We recommend that you scale the matrix coefficients so that their range is contained in six orders of magnitude or less, and hopefully within \([10^{-3},10^{6}]\).

Avoid Hiding Large Coefficients#

As we said before, a typical recommendation for improving numerics is to limit the range of constraint matrix coefficients. The rationale behind this guideline is that terms to be added in a linear expression should be of comparable magnitudes so that rounding errors are minimized. For example:

\[\begin{split}\begin{array}{rcl} x - 10^{6} y &\geq& 0 \\ y&\in&[0,10] \end{array}\end{split}\]

is usually considered a potential source of numerical instabilities due to the wide range of the coefficients in the constraint. However, it is easy to implement a simple (but useless) alternative:

\[\begin{split}\begin{array}{rcl} x - 10 y_1 &\geq& 0\\ y_1 - 10 y_2 &=& 0\\ y_2 - 10 y_3 &=& 0\\ y_3 - 10 y_4 &=& 0\\ y_4 - 10 y_5 &=& 0\\ y_5 - 10 y &=& 0\\ y&\in&[0,10] \end{array}\end{split}\]

This form certainly has nicer values in the matrix. However, the solution \(y=-10^{-6},\ x=-1\) might still be considered feasible as the bounds on variables and constraints might be violated within the tolerances. A better alternative is to reformulate

\[\begin{split}\begin{array}{rcl} x - 10^{6} y &\geq& 0 \\ y&\in& [0,10] \end{array}\end{split}\]

as

\[\begin{split}\begin{array}{rcl} x - 10^{3} y' &\geq& 0 \\ y'&\in&[0,10^4]\\ \end{array}\end{split}\]

where \(10^{-3} y' = y\). In this setting, the most negative values for \(x\) which might be considered feasible would be \(-10^{-3}\), and for the original \(y\) variable it would be \(-10^{-9}\), which is a clear improvement over the original situation.

Dealing with Big-M Constraints#

Big-M constraints are a regular source of instability for optimization problems. They are so named because they typically involve a large coefficient \(M\) that is chosen to be larger than any reasonable value that a continuous variable or expression may take. Here’s a simple example:

\[\begin{split}\begin{array}{rcl} x&\leq&10^6y\\ x&\geq&0\\ y&\in& \{0,1\}, \end{array}\end{split}\]

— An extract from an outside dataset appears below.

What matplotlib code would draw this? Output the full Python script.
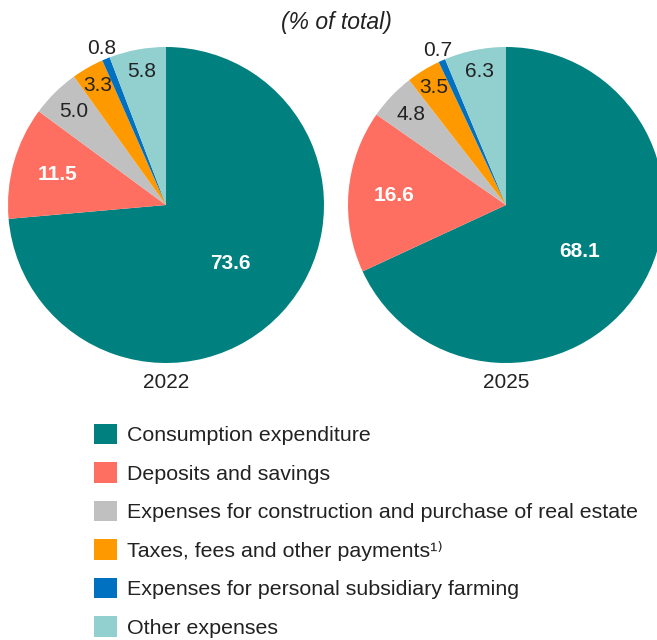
import matplotlib
matplotlib.use("Agg")
import numpy as np
import matplotlib.pyplot as plt
from matplotlib.patches import Patch

plt.rcParams['font.family'] = ['Liberation Sans', 'DejaVu Sans']

# datos
categorias = ["Consumption expenditure",
              "Deposits and savings",
              "Expenses for construction and purchase of real estate",
              "Taxes, fees and other payments\u00b9\u207e",
              "Expenses for personal subsidiary farming",
              "Other expenses"]
anios = ["2022", "2025"]
valores_2022 = [73.6, 11.5, 5.0, 3.3, 0.8, 5.8]
valores_2025 = [68.1, 16.6, 4.8, 3.5, 0.7, 6.3]
colores = ["#00807F", "#FF6F61", "#C0C0C0", "#FF9900", "#0070C0", "#92CFCF"]

# estilo de etiquetas: distancia radial, color, negrita
dist = [0.55, 0.71, 0.83, 0.87, 1.07, 0.86]
col_txt = ["white", "white", "#222222", "#222222", "#222222", "#222222"]
peso = ["bold", "bold", "normal", "normal", "normal", "normal"]

W, H = 657, 640
fig = plt.figure(figsize=(W / 100, H / 100), dpi=100)

R = 158
centros = [(166, 205), (506, 205)]

for (cx, cy), anio, vals in zip(centros, anios, [valores_2022, valores_2025]):
    ax = fig.add_axes([(cx - R) / W, (H - cy - R) / H, 2 * R / W, 2 * R / H])
    wedges, _ = ax.pie(vals, colors=colores, startangle=90, counterclock=False,
                       radius=1, wedgeprops=dict(linewidth=0))
    for w, v, d, c, p in zip(wedges, vals, dist, col_txt, peso):
        ang = np.deg2rad((w.theta1 + w.theta2) / 2)
        ax.text(d * np.cos(ang), d * np.sin(ang), f"{v:.1f}",
                ha="center", va="center", color=c, fontweight=p, fontsize=15)
    ax.set_xlim(-1, 1)
    ax.set_ylim(-1, 1)
    ax.set_aspect("equal")
    ax.axis("off")
    fig.text(cx / W, 1 - 383 / H, anio, ha="center", va="center",
             fontsize=15, color="#222222")

#* titulo
fig.text(336 / W, 1 - 22 / H, "(% of total)", ha="center", va="center",
         fontsize=16.5, style="italic", color="#222222")

#* leyenda
handles = [Patch(facecolor=c, edgecolor="none") for c in colores]
fig.legend(handles, categorias, loc="upper left",
           bbox_to_anchor=(94 / W, 1 - 424 / H), frameon=False,
           fontsize=15.4, handlelength=1.075, handleheight=1.075,
           handletextpad=0.45, labelspacing=0.8, borderaxespad=0,
           borderpad=0, labelcolor="#222222")

fig.savefig("out.png", dpi=100)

Big-M constraints are typically used to propagate the implications of a binary, on-off decision to a continuous variable. For example, a big-M might be used to enforce the condition that an edge can only admit flow if you pay the fixed charge associated with opening the edge, or a facility can only produce products if you build it. In our example, note that the \(y = 0.0000099999\) satisfies the default integrality tolerance (IntFeasTol=\(10^{-5}\)), which allows \(x\) to take a value of \(9.999\). In other words, \(x\) can take a positive value without incurring an expensive fixed charge on \(y\), which subverts the intent of only allowing a non-zero value for \(x\) when the binary variable \(y\) has the value of 1. You can reduce the effect of this behavior by adjusting the IntFeasTol parameter, but you can’t avoid it entirely.

However, if the modeler has additional information that the \(x\) variable will never be larger than \(10^3\), then you could reformulate the earlier constraint as:

\[\begin{split}\begin{array}{rcl} x&\leq&10^3y\\ x &\geq& 0\\ y &\in & \{0,1\} \end{array}\end{split}\]

And now, \(y = 0.0000099999\) would only allow for \(x \leq 0.01\).

For cases when it is not possible to either rescale variable \(x\) or tighten its bounds, an SOS constraints or an indicator constraint (of the form \(y = 0 \Rightarrow x = 0\)) may produce more accurate solutions, but often at the expense of additional processing time.